Multiply by multiple users doing something similar in repos in the same storage, in little time we get all the unicorn processes locked waiting on a really long timeout ==> we have no processes left, Nginx starts returning errors 502 because of they all timing out, GitLab.com is down.

Consider that we access git from many, many, many, many places in the app, just think of people checking MRs, or browsing commits, it doesn't take much to have a couple of hundreds of people doing this.

Solution is to use Gitaly completely and deprecate using NFS on the app servers.
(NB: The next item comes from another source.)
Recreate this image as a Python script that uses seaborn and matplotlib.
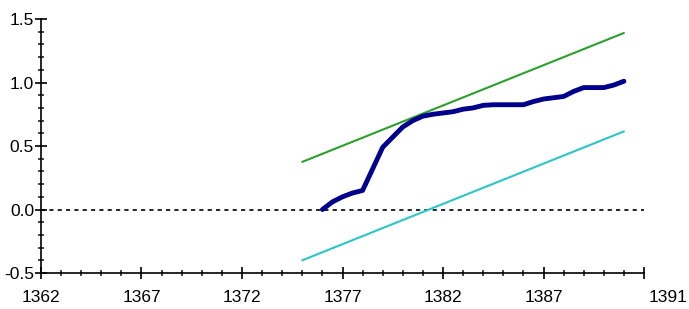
"""Recursive-residual style chart: cumulative series with two straight bounds."""

import matplotlib

matplotlib.use("Agg")

import matplotlib.pyplot as plt
import matplotlib.transforms as mtransforms
import numpy as np
import pandas as pd
import seaborn as sns

# Cumulative series (thick navy line).
series_years = [
    1376, 1376.5, 1377, 1377.5, 1378, 1378.5, 1379, 1379.5, 1380, 1380.5,
    1381, 1381.5, 1382, 1382.5, 1383, 1383.5, 1384, 1384.5, 1385, 1385.5,
    1386, 1386.5, 1387, 1387.5, 1388, 1388.5, 1389, 1389.5, 1390, 1390.5, 1391,
]
series_values = [
    0.00, 0.06, 0.10, 0.13, 0.15, 0.32, 0.49, 0.57, 0.65, 0.70,
    0.735, 0.75, 0.76, 0.77, 0.79, 0.80, 0.82, 0.825, 0.825, 0.825,
    0.825, 0.85, 0.87, 0.88, 0.89, 0.93, 0.96, 0.96, 0.96, 0.98, 1.01,
]

# Upper (green) and lower (cyan) bounds.
bound_years = [1375, 1391]
upper_values = [0.375, 1.39]
lower_values = [-0.40, 0.615]

x_ticks = [1362, 1367, 1372, 1377, 1382, 1387, 1392]
x_tick_labels = ["1362", "1367", "1372", "1377", "1382", "1387", "1391"]
y_ticks = [-0.5, 0.0, 0.5, 1.0, 1.5]

sns.set_theme(style="ticks")
plt.rcParams["font.family"] = ["Liberation Sans", "DejaVu Sans"]

fig = plt.figure(figsize=(6.89, 3.09), dpi=100)
ax = fig.add_axes([0.0595, 0.1165, 0.8752, 0.822])

bounds = pd.DataFrame({"year": bound_years, "upper": upper_values, "lower": lower_values})
series = pd.DataFrame({"year": series_years, "value": series_values})

ax.axhline(0.0, color="black", linestyle=(0, (2.5, 2.5)), linewidth=1.2, zorder=1)
sns.lineplot(data=bounds, x="year", y="upper", color="#2ca02c", linewidth=1.5, ax=ax)
sns.lineplot(data=bounds, x="year", y="lower", color="#2bc6c6", linewidth=1.5, ax=ax)
sns.lineplot(data=series, x="year", y="value", color="#00008b", linewidth=3.5, ax=ax)

ax.set_xlim(x_ticks[0], x_ticks[-1])
ax.set_ylim(y_ticks[0], y_ticks[-1])
ax.set_xticks(x_ticks)
ax.set_xticklabels(x_tick_labels)
ax.set_xticks(np.arange(x_ticks[0], x_ticks[-1] + 1, 1), minor=True)
ax.set_yticks(y_ticks)
ax.set_yticklabels([f"{v:.1f}" for v in y_ticks])
ax.set_yticks(np.arange(-0.5, 1.51, 0.1), minor=True)
ax.set_xlabel("")
ax.set_ylabel("")

ax.tick_params(axis="both", which="major", direction="inout", length=8, width=1.2,
               labelsize=12.5, colors="black")
ax.tick_params(axis="x", which="major", pad=8)
ax.tick_params(axis="y", which="major", pad=1)
ax.tick_params(axis="both", which="minor", direction="inout", length=5, width=1.2)
for side in ("top", "right"):
    ax.spines[side].set_visible(False)
for side in ("left", "bottom"):
    ax.spines[side].set_linewidth(1.2)
    ax.spines[side].set_color("black")

# The last x label sits to the right of its tick in the original.
last = ax.get_xticklabels()[-1]
last.set_transform(last.get_transform()
                   + mtransforms.ScaledTranslation(24 / 100, 0, fig.dpi_scale_trans))

fig.savefig("out.png", dpi=100)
@pcarranza maybe we can improve the MTTR by manually switching to a degraded service. The MTTR is 45 minutes because it takes a while for the host to come back https://gitlab.com/gitlab-org/gitlab-ce/issues/26897#note_31265306

Is there a way get 90% of the repositories back within a few minutes? I think for this we would need to prevent calls to the affected NFS server. Can we maybe do that by just not mounting the affected server?

@sytses

Solution is to use Gitaly completely and deprecate using NFS on the app servers.

I think we all agree on that, but there are a few caveats:

At our current pace of development, it could easily be 6-12 months before all git controllers can be handled by Gitaly (@andrewn feel free to weigh in on that rough estimate)
In the interim, Gitaly runs kind of as a layer "on top of" NFS, per the architecture diagram in https://gitlab.com/gitlab-org/gitaly/blob/master/README.md#design, so that we still have the underlying problem of what happens when an NFS server goes down
- @andrewn can you add a design diagram there of what the world will look like "post-NFS"?
It's not yet clear how GitLab.com behaves when Gitaly goes down; this is being discussed and investigated in gitaly#200. So it is quite possible that even in the "post-NFS" world, we'd end up with the situation where a Gitaly server goes down leads to GitLab.com going down.
So based on this, I think we need to build graceful degradation in the application regardless of whether git repos are held by NFS or Gitaly.

Certainly to reach availability of GitLab.com >= 99.9% within the next quarter, we'll need to focus on the degradation side.

This is technically doable, but harder than it may seem because tons and tons of pages talk to the Git repo at some point. But we can of course track those down and add proper error handling.

Yeah, I'm sure we'll find lots of places where we didn't expect Git repo access, but I think we'll need to figure this out in any case to transition fully to Gitaly.

@sytses

Is there a way get 90% of the repositories back within a few minutes? I think for this we would need to prevent calls to the affected NFS server. Can we maybe do that by just not mounting the affected server?

I don't think there's a simple way of getting a close enough clone of the filesystem that went down in a timely manner, just building a new machine and bootstrapping it with chef takes already the TTR of a single host going down.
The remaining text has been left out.